Now, I don't know whether the effect you're seeing is actually due to electromagnetic interference - correlation is not necessarily proof of causality. But your theory is at least plausible.
Back when I was working at radio stations, in a galaxy far far away, back in the days when we still spun black vinyl disks and CDs rather than storing it all on hard drives...
We had made the audiophile choice to switch out the phono cartridges typically used in broadcasting in favor of a brand that is highly regarded by audiophiles for its open, transparent sound. We also had a few professional CD players arranged on a shelf about 18 inches above the turntables. We quickly noticed that our black vinyl playbacks had begun to include a whole lot of hum... a whole lot of hum... a whole lot of hum... (it wasn't a Whole Lot of Love). Power-off the CD players and the hum disappeared. Hmmm....

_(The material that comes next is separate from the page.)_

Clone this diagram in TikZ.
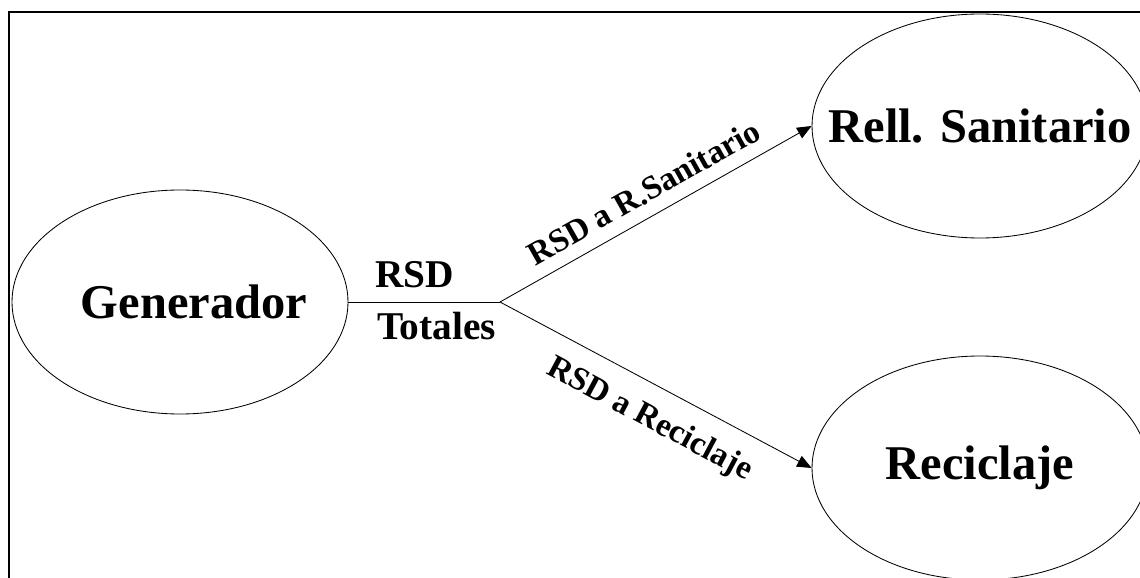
\documentclass[tikz,border=0pt]{standalone}
\usepackage{fontspec}
\setmainfont{Liberation Serif}
\usepackage{tikz}
\usetikzlibrary{arrows.meta,positioning,shapes.geometric}
\tikzset{
  rsnode/.style={draw, ellipse, line width=0.6pt, minimum width=8.4cm, minimum height=5.6cm,
    inner xsep=-1cm, inner ysep=0pt, font=\fontsize{34.5}{40}\selectfont\bfseries},
  rsline/.style={line width=0.6pt},
  rsarrow/.style={-{Triangle[length=3.6mm, width=3mm]}, line width=0.6pt},
  rslabel/.style={font=\fontsize{23.5}{28}\selectfont\bfseries, sloped, midway},
  rstotal/.style={font=\fontsize{28}{34}\selectfont\bfseries, anchor=base west, inner sep=0pt},
}

\begin{document}
\begin{tikzpicture}
  \useasboundingbox (0,0) rectangle (28.5,14.425);
  \clip (0,0) rectangle (28.5,14.425);
  \draw[line width=1.4pt] (0.225,14.125) rectangle (29,-0.5);

  \node[rsnode] (gen) at (4.5,6.875) {\hspace{0.7cm}Generador};
  \node[rsnode] (rell) at (24.5,11.275) {Rell. Sanitario};
  \node[rsnode] (recic) at (24.5,2.725) {Reciclaje};

  \coordinate (br) at (12.5,6.875);
  \node[rstotal] (rsd) at (9.375,7.25) {RSD};
  \node[rstotal] (tot) at (9.42,5.95) {Totales};

  \draw[rsline] (gen.east) -- (br);
  \draw[rsarrow] (br) -- node[rslabel, above, inner sep=9pt] {RSD a R.Sanitario} (rell.west);
  \draw[rsarrow] (br) -- node[rslabel, below, inner sep=13pt, pos=0.53] {RSD a Reciclaje} (recic.west);
\end{tikzpicture}
\end{document}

Old audio engineer's joke: Why does that equipment hum? Because it doesn't know the words!
We then learned from the cartridge's designer that the open/transparent sound was in part achieved by eliminating the mu-metal (magnetic) shielding from the body of the cartridge (
https://en.wikipedia.org/wiki/Mu-metal - there's even a mention in the Wikipedia article about mu-metal's use in phono cartridges).
The politics of the situation being what it was, we couldn't go back to those hum-free, lower-fi cartridges - we had to make the audiophile solution work. Further, CDs accounted for most of our airplay by then; they had to stay powered on. Reconfiguring the control room would have been quite costly. My fix? Install an electromagnetic shield between the CD players and the turntables - we affixed a roughly 18-inch by 4-foot sheet of mu-metal to the underside of the shelf. Fortunately, that did the trick.
Even that wasn't cheap - it was just cheaper and easier than the alternatives. We had to buy a huge (maybe 4-foot by 8-foot) sheet of the stuff (not cheap to ship), and had to find a metalworking shop with low-temperature cutting tools (I think it was a water-jet cutter) to fashion it to size - the heat generated by cutting with a conventional saw would have damaged its shielding properties.
In the end, eliminating a few square inches of mu-metal from the cartridges required a roughly 1,000 square inch solution. And so it goes!